I nod obediently. "Sure." I glance at Dad. "Do I have to go to school today?"

"No." He shakes his head. "Go get in bed, alright? You look like you could use a couple more hours."

Dad helps me off the couch, and I stumble before regaining my balance and heading towards the stairs. I can hear them grumbling behind me, something about slagging rust caps and idiot men. I don't know what that's about and am honestly not sure if I want to find out. My foot hits the first step.

Before I leave, I turn to Ratchet.

"Thanks," I tell him earnestly, smiling. He turns back to me, blue eyes startling and unwavering. "Sorry to pull you from base. But thank you, for helping me with my hand." I hold it up as proof.

For a moment, Ratchet just stands there and stares, eyebrows furrowed and face thoughtful.
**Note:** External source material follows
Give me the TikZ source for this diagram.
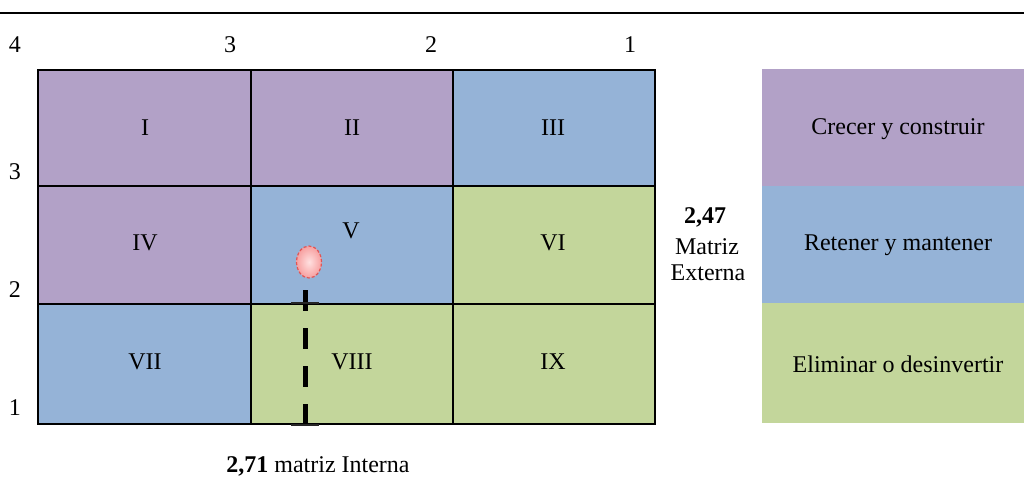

He snaps out of his little trance when Dad elbows him.

"It was no obstacle, young one," he tells me softly but sternly. "Do get some rest and try to heal appropriately."

"Will do. See you guys." I wave at them and make my way up the stairs.

When I reach my room, Alfonzo is already sprawled out on the bed. I smile softly and change into something a little more cozy--dark blue lounge shorts and a black long sleeved shirt that was three sizes too big. It is difficult with the cast but only a little. I pull the covers up on my bed after I shut all my curtains to make sure there's no light streaming in and curl up beside Alfonzo, trying to push away the emotions and thoughts from my body. My hand pulses quietly and I ignore it, closing my eyes and sighing out in hopes it'll release all the problems with it. (It doesn't work, but I feel a little better afterwards and unconsciousness comes easier.)

Startling blue eyes and an angry face haunt my dreams when I manage to fall asleep.